A blog by spcaLA president, Madeline Bernstein

Jun 13, 2011

Exposing Infants to Pets May Reduce Allergies

Allergies to pets are often cited as the reason that pets are returned to shelters or prohibited from the home in the first place. Though people develop allergic reactions to the pet's saliva or dander, other allergens such as dust, pollen, or mold will lodge in the pet's coat thereby exacerbating other allergies not specific to the pet. Despite this, 70% of American households have a dog or cat and 10 million people suffer from pet allergies. Clearly, pets are either banned or borne. google images

A study, published in Clinical & Experimental Allergy, followed 566 boys and girls from Detroit from birth to age 18, and monitored their allergic sensitivity throughout their lifetime exposure to dogs and cats.

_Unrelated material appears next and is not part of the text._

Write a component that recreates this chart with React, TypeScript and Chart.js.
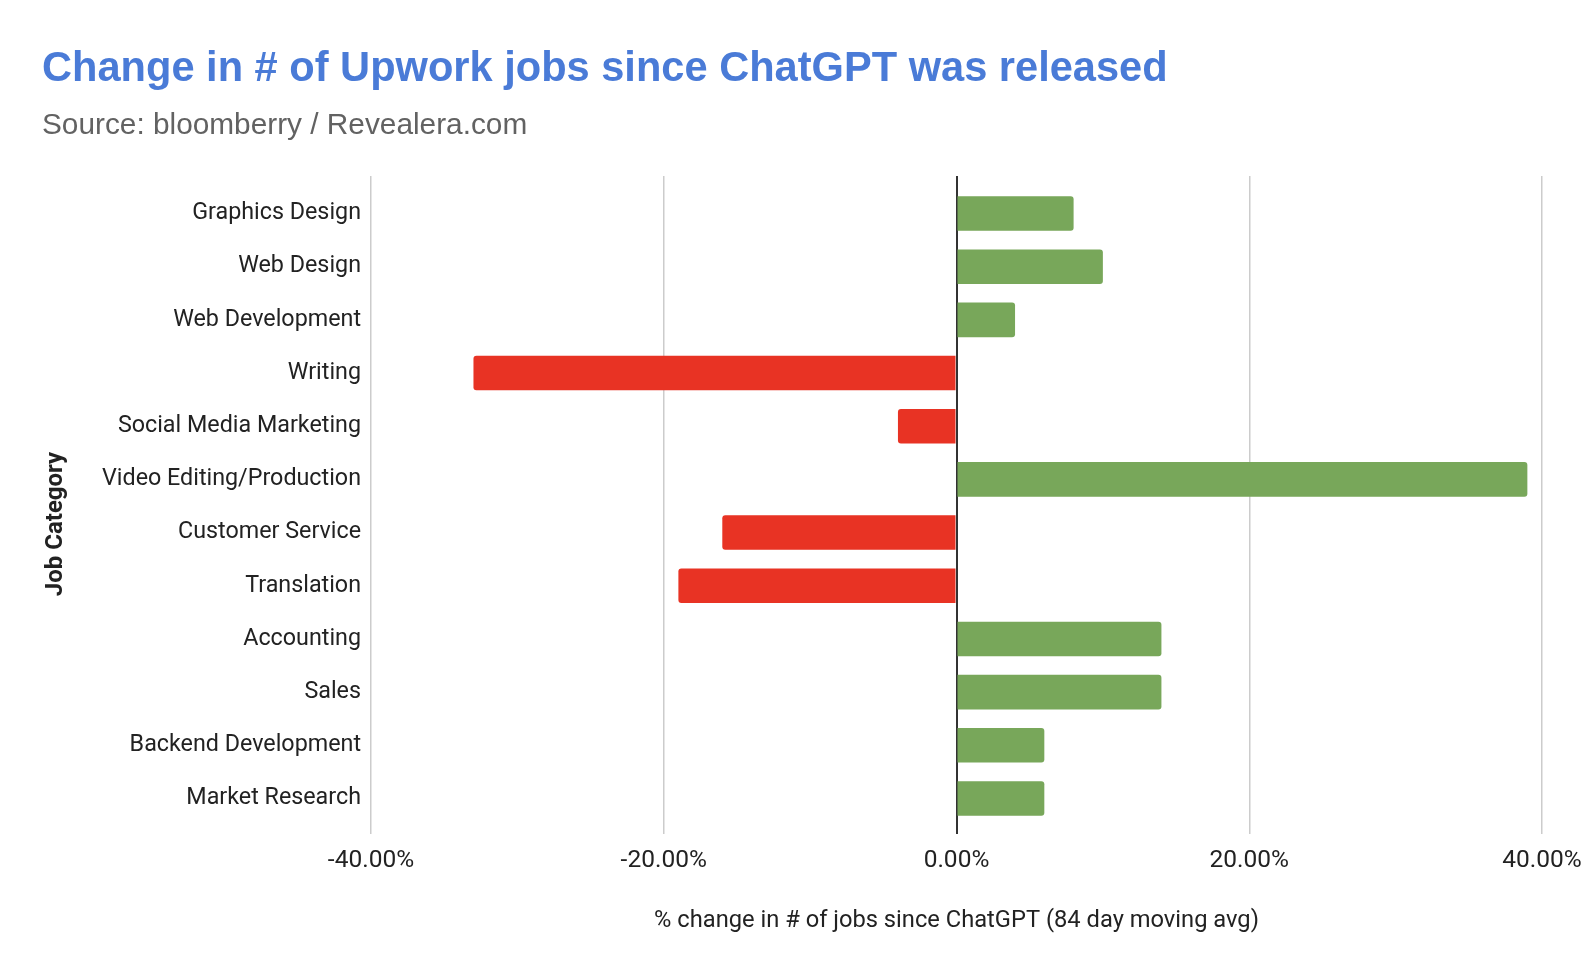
import { useEffect, useRef } from "react";
import { Chart, registerables, ChartConfiguration, Plugin } from "chart.js";

Chart.register(...registerables);

const Categories: string[] = [
  "Graphics Design",
  "Web Design",
  "Web Development",
  "Writing",
  "Social Media Marketing",
  "Video Editing/Production",
  "Customer Service",
  "Translation",
  "Accounting",
  "Sales",
  "Backend Development",
  "Market Research",
];

// % change since ChatGPT (84 day moving avg)
const Changes: number[] = [8, 10, 4, -33, -4, 39, -16, -19, 14, 14, 6, 6];

const XTicks: number[] = [-40, -20, 0, 20, 40];

const GREEN = "#78a75a";
const RED = "#e83324";

const yTitlePlugin: Plugin<"bar"> = {
  id: "yTitle",
  afterDraw(chart) {
    const ctx = chart.ctx;
    ctx.save();
    ctx.translate(56, 524);
    ctx.rotate(-Math.PI / 2);
    ctx.font = "bold 24px Roboto";
    ctx.fillStyle = "#222222";
    ctx.textAlign = "center";
    ctx.textBaseline = "middle";
    ctx.fillText("Job Category", 0, 0);
    ctx.restore();
  },
};

function App() {
  const chartRef = useRef<null | HTMLCanvasElement>(null);

  useEffect(() => {
    let chartInstance: null | Chart<"bar"> = null;
    if (chartRef.current) {
      const chartContext = chartRef.current.getContext("2d");
      if (chartContext) {
        Chart.defaults.font.family = "Roboto";
        const config: ChartConfiguration<"bar"> = {
          type: "bar",
          data: {
            labels: Categories,
            datasets: [
              {
                label: "% change",
                data: Changes,
                backgroundColor: Changes.map((v) => (v < 0 ? RED : GREEN)),
                borderRadius: 3,
                categoryPercentage: 1,
                barPercentage: 0.65,
              },
            ],
          },
          options: {
            indexAxis: "y",
            responsive: false,
            animation: false,
            layout: {
              padding: { top: 176, right: 44, bottom: 41, left: 0 },
            },
            plugins: {
              legend: { display: false },
              tooltip: { enabled: false },
            },
            scales: {
              x: {
                type: "linear",
                min: XTicks[0],
                max: XTicks[XTicks.length - 1],
                afterBuildTicks: (axis) => {
                  axis.ticks = XTicks.map((value) => ({ value }));
                },
                afterFit: (axis: any) => {
                  axis.height = 101;
                  // the end labels may run past the plot; don't shrink it for them
                  axis.paddingLeft = 0;
                  axis.paddingRight = 0;
                },
                border: { display: false },
                grid: {
                  drawTicks: false,
                  color: (ctx) => (ctx.tick && ctx.tick.value === 0 ? "#333333" : "#cccccc"),
                  lineWidth: (ctx) => (ctx.tick && ctx.tick.value === 0 ? 2 : 1.5),
                },
                ticks: {
                  padding: 12,
                  color: "#222222",
                  font: { size: 24.5 },
                  callback: (value) => `${Number(value).toFixed(2)}%`,
                },
                title: {
                  display: true,
                  text: "% change in # of jobs since ChatGPT (84 day moving avg)",
                  color: "#222222",
                  font: { size: 23.7 },
                  padding: { top: 0, bottom: 0 },
                },
              },
              y: {
                type: "category",
                afterBuildTicks: (axis: any) => {
                  // leave a little room above the first and below the last band
                  axis._startValue = -0.705;
                  axis._valueRange = Categories.length + 0.373;
                },
                afterFit: (axis) => {
                  axis.width = 371;
                },
                border: { display: false },
                grid: { display: false, drawTicks: false },
                ticks: {
                  padding: 10,
                  color: "#222222",
                  font: { size: 23.3 },
                },
              },
            },
          },
          plugins: [yTitlePlugin],
        };
        chartInstance = new Chart(chartContext, config);
      }
    }
    return () => {
      if (chartInstance) {
        chartInstance.destroy();
      }
    };
  }, []);

  return (
    <div
      style={{
        position: "fixed",
        left: 0,
        top: 0,
        width: 1586,
        height: 976,
        background: "#ffffff",
        overflow: "hidden",
      }}
    >
      <div
        style={{
          position: "absolute",
          left: 42,
          top: 46,
          font: "bold 41.6px 'Liberation Sans', Arial, sans-serif",
          lineHeight: "41.6px",
          color: "#4a7bd7",
          whiteSpace: "nowrap",
        }}
      >
        Change in # of Upwork jobs since ChatGPT was released
      </div>
      <div
        style={{
          position: "absolute",
          left: 42,
          top: 109,
          font: "29.8px 'Liberation Sans', Arial, sans-serif",
          lineHeight: "29.8px",
          color: "#626262",
          whiteSpace: "nowrap",
        }}
      >
        Source: bloomberry / Revealera.com
      </div>
      <canvas ref={chartRef} width={1586} height={976} style={{ display: "block" }} />
    </div>
  );
}

export default App;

The findings suggested that infants younger than one year who lived with pets were less likely to develop allergies than children who acquired them later in life.  Specifically, boys and girls exposed to cats during infancy were 50% less likely to be allergic to them later, and the same was true of boys and dogs. Oddly, this was not found to be true with girls and dogs. Even odder, was the finding that boys and girls born via cesarean-section were 67% less likely to be sensitive to dogs than those with dogs during the first year of their life! All of this notwithstanding, these conclusions seem to debunk the long held notion that exposing a baby to a pet could trigger an allergic reaction and render the children more susceptible to allergies in later years.

Ganesa Wegienka, PhD, of the Department of Biostatistics and Research Epidemiology at Henry Ford Hospital in Detroit said:  “This research provides further evidence that experiences in the first year of life are associated with health status later in life, and that early life pet exposure does not put most children at risk of being sensitized to these animals later in life.”

However, if allergies are a problem there are some things that can be done to make the afflicted more comfortable such as washing the pet frequently, eliminating carpets, using HEPA air filters, vacuuming frequently, and not allowing the pet to sleep with the sufferer.

Finally, there is no such thing as a hypoallergenic dog. All dogs have saliva and skin. This "magical fix" received national attention when President Obama, rejected the idea of adopting a shelter dog in favor of an "allergy free" pure bred portuguese water dog as one of his daughters suffered from allergies. Some dog breeds simply shed less hair and dander but will activate allergy or asthma attacks in the susceptible. Such dog breeds include some terriers, poodles, schnauzers, water dogs, malteses and spaniels. Light colored female cats produce less allergen as well as some breeds such as the long haired siamese, the oriental short hair and some hairless cats. 

Many of these animals can be found in shelters and rescue groups at affordable prices providing relief for the homeless pet and the allergy sufferer.